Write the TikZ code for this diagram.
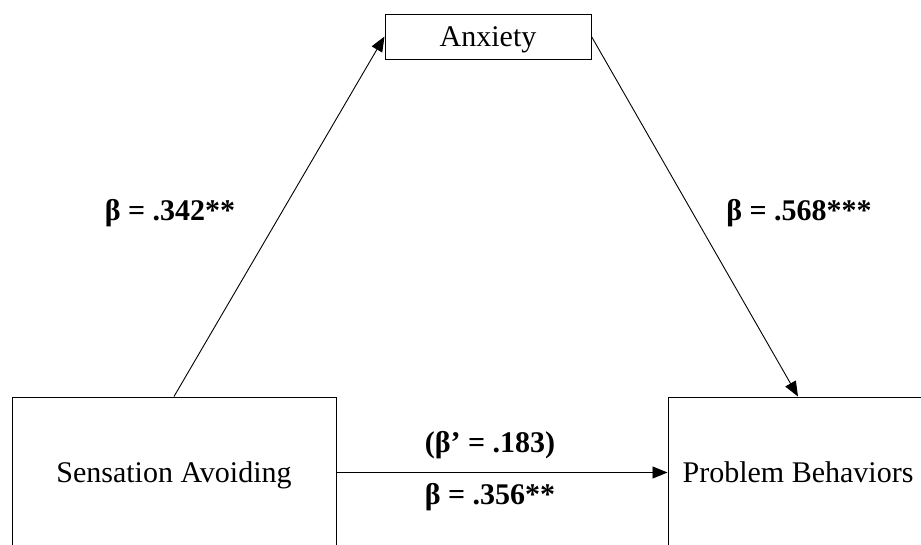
\documentclass[tikz,border=0pt]{standalone}
\usepackage{fontspec}
\setmainfont{Liberation Serif}
\usetikzlibrary{positioning, arrows.meta}
\tikzset{
  var/.style={draw, line width=1pt, font=\fontsize{30}{32}\selectfont, inner sep=0pt, text depth=0pt},
  coef/.style={font=\fontsize{30}{32}\selectfont\bfseries, inner sep=0pt},
}

\begin{document}
\begin{tikzpicture}[x=1pt, y=-1pt, >={Triangle[length=15pt, width=12pt]}]
  \useasboundingbox (0,0) rectangle (921,544);
  \fill[white] (0,0) rectangle (921,544);
  \node[var, minimum width=206pt, minimum height=45pt] (anx) at (488,36.5) {Anxiety};
  \node[var, minimum width=324pt, minimum height=151pt] (sa) at (174,472.5) {Sensation Avoiding};
  \node[var, minimum width=260pt, minimum height=151pt] (pb) at (798,472.5) {Problem Behaviors};
  \draw[->, line width=0.9pt] (sa.north) -- (anx.west);
  \draw[->, line width=0.9pt] (anx.east) -- (pb.north);
  \draw[->, line width=0.9pt] (sa.east) -- (pb.west);
  \node[coef] (a) at (170,213) {β = .342**};
  \node[coef] (b) at (799,213) {β = .568***};
  \node[coef] (cp) at (490,445) {(β’ = .183)};
  \node[coef] (c) at (490,497) {β = .356**};
\end{tikzpicture}
\end{document}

+ + + +

*Task objective*
Print out the material word for word, omitting the pictures.

*Answer to this problem*
Write the TikZ code for this diagram.
\documentclass[tikz,border=0pt]{standalone}
\usepackage{fontspec}
\setmainfont{Liberation Serif}
\usetikzlibrary{positioning, arrows.meta}
\tikzset{
  var/.style={draw, line width=1pt, font=\fontsize{30}{32}\selectfont, inner sep=0pt, text depth=0pt},
  coef/.style={font=\fontsize{30}{32}\selectfont\bfseries, inner sep=0pt},
}

\begin{document}
\begin{tikzpicture}[x=1pt, y=-1pt, >={Triangle[length=15pt, width=12pt]}]
  \useasboundingbox (0,0) rectangle (921,544);
  \fill[white] (0,0) rectangle (921,544);
  \node[var, minimum width=206pt, minimum height=45pt] (anx) at (488,36.5) {Anxiety};
  \node[var, minimum width=324pt, minimum height=151pt] (sa) at (174,472.5) {Sensation Avoiding};
  \node[var, minimum width=260pt, minimum height=151pt] (pb) at (798,472.5) {Problem Behaviors};
  \draw[->, line width=0.9pt] (sa.north) -- (anx.west);
  \draw[->, line width=0.9pt] (anx.east) -- (pb.north);
  \draw[->, line width=0.9pt] (sa.east) -- (pb.west);
  \node[coef] (a) at (170,213) {β = .342**};
  \node[coef] (b) at (799,213) {β = .568***};
  \node[coef] (cp) at (490,445) {(β’ = .183)};
  \node[coef] (c) at (490,497) {β = .356**};
\end{tikzpicture}
\end{document}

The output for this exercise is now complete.